-------- SOURCE MATERIAL --------

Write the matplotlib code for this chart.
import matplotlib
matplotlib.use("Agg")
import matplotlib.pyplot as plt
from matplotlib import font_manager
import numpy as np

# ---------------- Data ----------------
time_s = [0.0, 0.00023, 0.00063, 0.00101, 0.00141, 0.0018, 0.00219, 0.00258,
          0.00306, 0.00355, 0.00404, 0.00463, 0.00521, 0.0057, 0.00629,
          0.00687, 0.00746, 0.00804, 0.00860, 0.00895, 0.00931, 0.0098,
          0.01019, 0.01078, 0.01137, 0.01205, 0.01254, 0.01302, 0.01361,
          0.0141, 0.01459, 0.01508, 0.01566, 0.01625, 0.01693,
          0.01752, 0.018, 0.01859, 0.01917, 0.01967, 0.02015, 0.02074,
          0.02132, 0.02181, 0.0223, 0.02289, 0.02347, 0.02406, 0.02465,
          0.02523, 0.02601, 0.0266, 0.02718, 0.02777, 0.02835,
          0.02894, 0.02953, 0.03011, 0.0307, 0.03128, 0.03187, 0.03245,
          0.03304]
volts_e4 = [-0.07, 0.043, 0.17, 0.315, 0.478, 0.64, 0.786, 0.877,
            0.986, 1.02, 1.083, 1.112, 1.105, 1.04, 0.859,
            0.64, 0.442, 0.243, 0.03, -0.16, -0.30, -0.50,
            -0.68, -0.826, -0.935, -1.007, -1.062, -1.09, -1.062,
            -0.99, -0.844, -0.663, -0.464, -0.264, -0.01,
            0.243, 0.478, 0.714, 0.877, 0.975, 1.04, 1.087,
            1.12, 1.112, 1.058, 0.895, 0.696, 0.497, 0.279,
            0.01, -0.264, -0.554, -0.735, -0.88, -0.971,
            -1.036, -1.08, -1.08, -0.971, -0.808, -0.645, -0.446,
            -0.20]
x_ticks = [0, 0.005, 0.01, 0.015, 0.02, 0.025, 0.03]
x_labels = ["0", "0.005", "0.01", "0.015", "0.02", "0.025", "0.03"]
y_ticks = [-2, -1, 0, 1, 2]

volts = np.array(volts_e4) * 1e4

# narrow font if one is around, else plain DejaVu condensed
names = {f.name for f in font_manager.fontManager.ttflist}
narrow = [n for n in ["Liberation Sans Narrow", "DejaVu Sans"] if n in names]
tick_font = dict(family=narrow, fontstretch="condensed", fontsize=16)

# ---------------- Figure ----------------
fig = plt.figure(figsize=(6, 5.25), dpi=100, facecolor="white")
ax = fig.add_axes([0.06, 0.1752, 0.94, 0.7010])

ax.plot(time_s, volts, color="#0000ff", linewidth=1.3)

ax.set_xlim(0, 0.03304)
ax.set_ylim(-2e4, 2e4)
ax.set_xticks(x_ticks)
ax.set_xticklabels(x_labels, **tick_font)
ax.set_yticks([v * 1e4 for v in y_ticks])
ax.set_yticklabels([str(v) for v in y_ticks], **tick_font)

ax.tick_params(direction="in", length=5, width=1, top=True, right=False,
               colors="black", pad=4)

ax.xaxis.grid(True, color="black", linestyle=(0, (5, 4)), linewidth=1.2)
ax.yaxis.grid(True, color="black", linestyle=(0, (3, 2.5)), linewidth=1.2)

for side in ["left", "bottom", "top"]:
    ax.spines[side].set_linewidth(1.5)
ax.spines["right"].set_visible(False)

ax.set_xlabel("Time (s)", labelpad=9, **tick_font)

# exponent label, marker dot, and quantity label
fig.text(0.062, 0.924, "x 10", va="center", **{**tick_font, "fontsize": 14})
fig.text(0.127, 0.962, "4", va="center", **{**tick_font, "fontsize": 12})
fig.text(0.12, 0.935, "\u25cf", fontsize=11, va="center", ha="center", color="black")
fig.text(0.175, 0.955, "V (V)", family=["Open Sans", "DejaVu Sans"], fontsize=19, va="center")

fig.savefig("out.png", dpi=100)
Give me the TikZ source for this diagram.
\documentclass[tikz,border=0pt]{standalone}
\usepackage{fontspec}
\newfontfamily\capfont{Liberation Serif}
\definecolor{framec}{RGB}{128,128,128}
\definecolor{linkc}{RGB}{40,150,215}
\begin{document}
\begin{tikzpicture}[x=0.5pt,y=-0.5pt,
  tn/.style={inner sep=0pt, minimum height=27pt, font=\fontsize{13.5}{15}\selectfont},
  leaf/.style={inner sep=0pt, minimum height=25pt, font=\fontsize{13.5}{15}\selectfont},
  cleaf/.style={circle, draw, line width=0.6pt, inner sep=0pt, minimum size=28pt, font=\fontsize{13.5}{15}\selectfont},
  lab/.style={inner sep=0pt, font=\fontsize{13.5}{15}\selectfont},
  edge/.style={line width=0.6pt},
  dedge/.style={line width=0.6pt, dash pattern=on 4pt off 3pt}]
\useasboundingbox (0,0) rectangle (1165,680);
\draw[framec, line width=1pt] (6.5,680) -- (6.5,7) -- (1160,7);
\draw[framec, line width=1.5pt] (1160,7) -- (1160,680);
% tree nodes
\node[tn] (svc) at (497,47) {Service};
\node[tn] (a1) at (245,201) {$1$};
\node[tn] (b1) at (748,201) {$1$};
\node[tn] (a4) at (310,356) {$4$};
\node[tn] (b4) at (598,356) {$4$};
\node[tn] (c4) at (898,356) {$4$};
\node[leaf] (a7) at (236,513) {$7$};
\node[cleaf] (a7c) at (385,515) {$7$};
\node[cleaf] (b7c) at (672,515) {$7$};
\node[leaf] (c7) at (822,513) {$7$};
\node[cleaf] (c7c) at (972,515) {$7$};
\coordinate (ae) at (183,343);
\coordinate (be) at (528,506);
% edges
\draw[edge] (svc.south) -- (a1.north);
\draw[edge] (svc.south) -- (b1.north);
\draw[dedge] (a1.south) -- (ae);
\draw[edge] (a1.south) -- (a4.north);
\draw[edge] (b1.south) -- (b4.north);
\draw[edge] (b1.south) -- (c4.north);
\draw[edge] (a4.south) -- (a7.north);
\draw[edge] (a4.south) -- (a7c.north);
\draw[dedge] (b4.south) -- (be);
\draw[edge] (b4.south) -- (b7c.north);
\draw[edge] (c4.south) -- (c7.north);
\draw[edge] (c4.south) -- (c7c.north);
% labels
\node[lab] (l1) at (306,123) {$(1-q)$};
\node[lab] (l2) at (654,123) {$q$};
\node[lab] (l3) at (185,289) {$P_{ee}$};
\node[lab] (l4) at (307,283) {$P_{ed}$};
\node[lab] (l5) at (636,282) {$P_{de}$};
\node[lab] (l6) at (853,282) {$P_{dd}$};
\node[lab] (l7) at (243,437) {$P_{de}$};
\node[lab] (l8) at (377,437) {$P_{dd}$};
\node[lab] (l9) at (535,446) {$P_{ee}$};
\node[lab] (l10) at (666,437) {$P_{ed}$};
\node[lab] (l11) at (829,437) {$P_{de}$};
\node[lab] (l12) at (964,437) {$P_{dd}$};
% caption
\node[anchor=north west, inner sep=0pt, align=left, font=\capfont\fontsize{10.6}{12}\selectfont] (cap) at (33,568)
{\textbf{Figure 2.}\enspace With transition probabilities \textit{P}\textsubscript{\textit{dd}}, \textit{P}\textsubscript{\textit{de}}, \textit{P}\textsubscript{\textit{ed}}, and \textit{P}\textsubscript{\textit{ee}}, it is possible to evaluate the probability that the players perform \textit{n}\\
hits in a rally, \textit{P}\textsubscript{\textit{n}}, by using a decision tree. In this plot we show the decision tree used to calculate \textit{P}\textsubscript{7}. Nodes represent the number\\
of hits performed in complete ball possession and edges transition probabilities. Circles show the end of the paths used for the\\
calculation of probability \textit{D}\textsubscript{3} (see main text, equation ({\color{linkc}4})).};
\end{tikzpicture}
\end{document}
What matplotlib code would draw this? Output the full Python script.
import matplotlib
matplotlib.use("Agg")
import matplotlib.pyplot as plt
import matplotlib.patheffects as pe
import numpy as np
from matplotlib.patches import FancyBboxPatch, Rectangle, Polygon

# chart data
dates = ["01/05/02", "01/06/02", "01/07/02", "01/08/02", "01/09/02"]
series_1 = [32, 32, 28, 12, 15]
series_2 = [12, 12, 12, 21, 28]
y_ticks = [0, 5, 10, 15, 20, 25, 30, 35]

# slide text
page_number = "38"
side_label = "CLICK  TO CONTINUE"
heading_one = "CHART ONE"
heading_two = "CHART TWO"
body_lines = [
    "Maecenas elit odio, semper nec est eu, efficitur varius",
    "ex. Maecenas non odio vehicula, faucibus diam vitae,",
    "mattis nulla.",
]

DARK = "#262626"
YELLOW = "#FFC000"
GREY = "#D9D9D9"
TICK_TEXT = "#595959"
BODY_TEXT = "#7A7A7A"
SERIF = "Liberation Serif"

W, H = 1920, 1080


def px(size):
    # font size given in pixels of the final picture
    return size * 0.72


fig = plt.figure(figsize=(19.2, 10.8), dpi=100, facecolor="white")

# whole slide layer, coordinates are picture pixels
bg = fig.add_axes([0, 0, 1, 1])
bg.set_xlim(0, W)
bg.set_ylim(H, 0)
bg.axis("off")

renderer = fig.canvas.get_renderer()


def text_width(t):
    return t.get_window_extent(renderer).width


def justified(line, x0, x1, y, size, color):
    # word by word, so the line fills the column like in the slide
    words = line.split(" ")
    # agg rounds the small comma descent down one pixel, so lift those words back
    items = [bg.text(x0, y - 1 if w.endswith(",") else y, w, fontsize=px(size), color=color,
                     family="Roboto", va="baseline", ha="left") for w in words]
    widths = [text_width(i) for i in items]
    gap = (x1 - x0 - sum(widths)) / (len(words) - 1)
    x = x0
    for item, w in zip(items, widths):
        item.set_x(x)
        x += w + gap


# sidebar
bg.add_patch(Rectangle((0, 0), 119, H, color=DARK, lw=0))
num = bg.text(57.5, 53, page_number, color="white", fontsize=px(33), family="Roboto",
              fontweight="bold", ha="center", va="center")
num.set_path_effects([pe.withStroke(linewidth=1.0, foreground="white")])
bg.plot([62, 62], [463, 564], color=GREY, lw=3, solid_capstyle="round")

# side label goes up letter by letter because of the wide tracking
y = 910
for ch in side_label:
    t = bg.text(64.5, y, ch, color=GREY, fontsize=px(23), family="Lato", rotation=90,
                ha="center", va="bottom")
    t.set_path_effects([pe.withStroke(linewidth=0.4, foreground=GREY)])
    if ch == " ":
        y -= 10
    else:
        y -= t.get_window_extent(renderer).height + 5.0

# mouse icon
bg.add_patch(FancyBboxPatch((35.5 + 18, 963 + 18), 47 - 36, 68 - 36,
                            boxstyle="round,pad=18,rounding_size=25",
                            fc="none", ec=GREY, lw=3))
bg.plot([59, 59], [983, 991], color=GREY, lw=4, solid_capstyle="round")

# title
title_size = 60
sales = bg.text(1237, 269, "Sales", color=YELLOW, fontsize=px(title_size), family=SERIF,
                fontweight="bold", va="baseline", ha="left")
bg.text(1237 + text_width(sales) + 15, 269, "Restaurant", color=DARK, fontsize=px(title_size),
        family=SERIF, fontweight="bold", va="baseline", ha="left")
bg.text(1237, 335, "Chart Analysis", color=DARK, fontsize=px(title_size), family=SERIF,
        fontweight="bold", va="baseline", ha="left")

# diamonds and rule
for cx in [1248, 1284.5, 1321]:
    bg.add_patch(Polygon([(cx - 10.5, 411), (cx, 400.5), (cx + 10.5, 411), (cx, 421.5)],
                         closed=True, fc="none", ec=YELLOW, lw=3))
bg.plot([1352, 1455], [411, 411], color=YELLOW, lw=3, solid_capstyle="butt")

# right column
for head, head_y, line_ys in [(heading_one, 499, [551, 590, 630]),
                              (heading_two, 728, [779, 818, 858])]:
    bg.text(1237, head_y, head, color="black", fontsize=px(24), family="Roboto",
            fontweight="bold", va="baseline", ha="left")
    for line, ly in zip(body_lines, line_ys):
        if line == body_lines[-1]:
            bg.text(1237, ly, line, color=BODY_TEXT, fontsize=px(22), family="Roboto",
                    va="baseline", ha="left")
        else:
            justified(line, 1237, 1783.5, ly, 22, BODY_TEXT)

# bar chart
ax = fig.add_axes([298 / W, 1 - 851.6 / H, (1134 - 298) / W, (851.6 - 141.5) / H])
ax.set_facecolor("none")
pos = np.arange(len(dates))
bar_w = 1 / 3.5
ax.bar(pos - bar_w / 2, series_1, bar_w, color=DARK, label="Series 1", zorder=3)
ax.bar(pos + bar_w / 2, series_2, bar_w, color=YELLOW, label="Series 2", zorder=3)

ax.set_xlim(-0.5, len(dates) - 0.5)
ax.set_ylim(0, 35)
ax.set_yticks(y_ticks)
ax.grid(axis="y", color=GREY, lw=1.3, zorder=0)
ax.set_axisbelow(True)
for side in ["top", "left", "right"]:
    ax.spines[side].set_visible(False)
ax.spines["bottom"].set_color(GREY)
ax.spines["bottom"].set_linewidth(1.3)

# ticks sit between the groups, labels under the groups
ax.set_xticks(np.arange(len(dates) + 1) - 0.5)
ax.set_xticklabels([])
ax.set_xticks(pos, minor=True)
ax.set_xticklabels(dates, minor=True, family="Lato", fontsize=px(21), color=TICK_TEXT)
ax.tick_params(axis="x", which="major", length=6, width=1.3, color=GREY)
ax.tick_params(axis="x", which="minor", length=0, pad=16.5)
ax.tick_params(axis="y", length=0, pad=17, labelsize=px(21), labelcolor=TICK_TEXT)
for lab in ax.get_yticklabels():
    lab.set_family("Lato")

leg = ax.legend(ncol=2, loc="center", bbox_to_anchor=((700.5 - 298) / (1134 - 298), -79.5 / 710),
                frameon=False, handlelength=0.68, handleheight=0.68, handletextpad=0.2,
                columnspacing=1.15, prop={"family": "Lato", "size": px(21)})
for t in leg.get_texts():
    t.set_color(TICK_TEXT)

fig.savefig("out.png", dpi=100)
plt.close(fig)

--------

## WRITTEN REQUEST
Check each line above for the word "code", and copy the lines where it appears.

## REPLY TO THE TASK
Write the matplotlib code for this chart.
What matplotlib code would draw this? Output the full Python script.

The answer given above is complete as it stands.